Monfils, seeded 20th, stayed away from the flashy highlight reel shots he is known for and in favour of a more workmanlike approach to stop the player dubbed "Baby Fed" for his all-around game that resembles Swiss maestro Roger Federer.
The Frenchman could now meet the real Federer in the last eight if the 17-times grand slam winner wins his fourth round clash later on Tuesday against Spain's Roberto Bautista Agut.
Such a match would present and intriguing contrast of styles given the controlled calm of Federer's play to the frenetic Monfils, whose game can be wildly entertaining or maddening depending on his mood.
"He's definitely the legend of tennis," said Monfils, looking ahead to a possible meeting with Federer. "I think right now he's the greatest tennis player we ever had, and for me it's always challenging to play against him.
"It's always great, because no matter what, I will say to my children, I played against him."
World number one Novak Djokovic has said that Monfils is the only player he would buy a ticket to watch and he is not alone.
In many ways Monfils is a tennis genius but his creativity on the court can often be described as abstract.
Ever the showman, Monfils, who celebrated his 28th birthday on Monday, has produced a library of logic-defying shots and been labelled as one of game's great natural talents.
But for all the superlatives and praise the Frenchman's resume marks him out as journeyman, a player with a modest five career titles who has yet to reach a grand slam final.
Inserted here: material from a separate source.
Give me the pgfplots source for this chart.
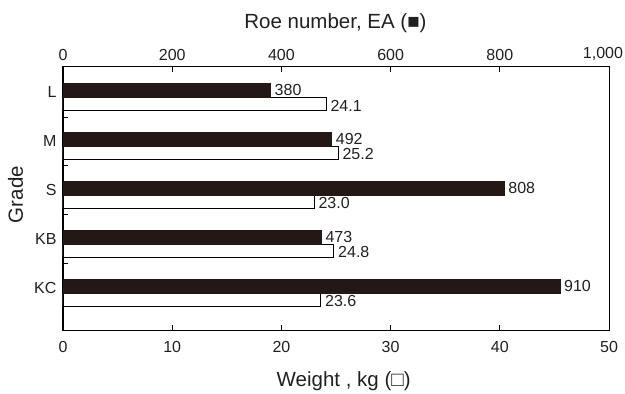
\documentclass[border=0pt]{standalone}
\usepackage{pgfplots}
\pgfplotsset{compat=1.18}
\usepackage{fontspec}
\setmainfont{Liberation Sans}
\definecolor{barblk}{RGB}{35,24,21}
\definecolor{txt}{RGB}{35,31,32}
\begin{document}
\begin{tikzpicture}
\pgfplotsset{
  common/.style={
    scale only axis, width=546pt, height=263pt,
    ymin=-0.52, ymax=4.85, y dir=reverse,
    tick align=inside,
    major tick length=5pt,
    axis line style={line width=1pt, black},
    every tick/.style={black, line width=0.9pt},
    tick label style={font=\fontsize{16}{18}\selectfont, text=txt},
    label style={font=\fontsize{20.5}{23}\selectfont, text=txt},
    /pgf/number format/assume math mode=true,
    /pgf/number format/1000 sep={,},
  }
}
\begin{axis}[common,
  xmin=0, xmax=50, xtick={0,10,...,50}, xtick pos=left, xticklabel pos=left,
  xticklabel style={yshift=-8pt},
  xlabel={Weight , kg (□)},
  xlabel style={at={(axis description cs:0.514,-0.2167)}, anchor=base},
  ylabel={Grade},
  ylabel style={at={(axis description cs:-0.0733,0.515)}, anchor=base},
  ytick={0.5,1.5,2.5,3.5}, yticklabels={}, ytick pos=left,
  extra y ticks={0,1,2,3,4}, extra y tick labels={L,M,S,KB,KC},
  extra y tick style={major tick length=0pt, yticklabel style={xshift=-3pt}},
]
\addplot[xbar, bar width=0.27, bar shift=0pt, draw=black, fill=white, line width=0.8pt,
  point meta=x,
  nodes near coords={\pgfmathprintnumber[fixed,fixed zerofill,precision=1]{\pgfplotspointmeta}},
  nodes near coords align=horizontal,
  every node near coord/.style={anchor=west, inner xsep=2pt, inner ysep=0.5pt, xshift=2pt, yshift=-1.5pt, font=\fontsize{16}{18}\selectfont, text=txt}]
  coordinates {(24.1,0.235) (25.2,1.235) (23.0,2.235) (24.8,3.235) (23.6,4.235)};
\coordinate (ll) at (rel axis cs:0,0);
\coordinate (ur) at (rel axis cs:1,1);
\end{axis}
\begin{axis}[common,
  xmin=0, xmax=1000, xtick={0,200,...,800}, xtick pos=right, xticklabel pos=right,
  xticklabel style={yshift=3pt},
  extra x ticks={1000}, extra x tick style={xticklabel style={xshift=-6pt}},
  xlabel={Roe number, EA (■)},
  xlabel style={at={(axis description cs:0.499,1.148)}, anchor=base},
  ytick=\empty,
]
\addplot[xbar, bar width=0.28, bar shift=0pt, draw=barblk, fill=barblk, line width=0.5pt,
  point meta=x,
  nodes near coords,
  nodes near coords align=horizontal,
  every node near coord/.style={anchor=west, inner xsep=2pt, inner ysep=0.5pt, xshift=2pt, yshift=0.5pt, font=\fontsize{16}{18}\selectfont, text=txt}]
  coordinates {(380,-0.045) (492,0.955) (808,1.955) (473,2.955) (910,3.955)};
\end{axis}
\pgfresetboundingbox
\path ([shift={(-63pt,-63pt)}]ll) rectangle ([shift={(16pt,67pt)}]ur);
\end{tikzpicture}
\end{document}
"It's easy to say but I think every time I'm the same," said Monfils, denying he was taking a more serious approach this year at Flushing Meadows. "I will say I'm a bit more lucky than I was maybe sometime in the past. ... I haven't changed a lot. I just play maybe solid today, but I'm still the same."
Monfils had the only break chance in a tight opening set and did not waste the opportunity going up 6-5 and then holding serve for a 1-0 lead.
After trading breaks in the second the set went to a tiebreaker where the 23-year-old Bulgarian charged ahead 6-4 and looked poised to level the match until Monfils swept the next four points to grab control.
The lanky Frenchman closed out the contest with another break when Dimitrov double-faulted, sending him back to the U.S. Open quarter-finals for the first time since 2010.
"I'm happy because I played good. I think I played solid." said Monfils. "I think I hit better the ball day after day; served better.
"I keep things simple in my head, so obviously is working.
"It is pure luck, you know, to have not dropped a set. So you need to have it sometime, and I hope I will have more."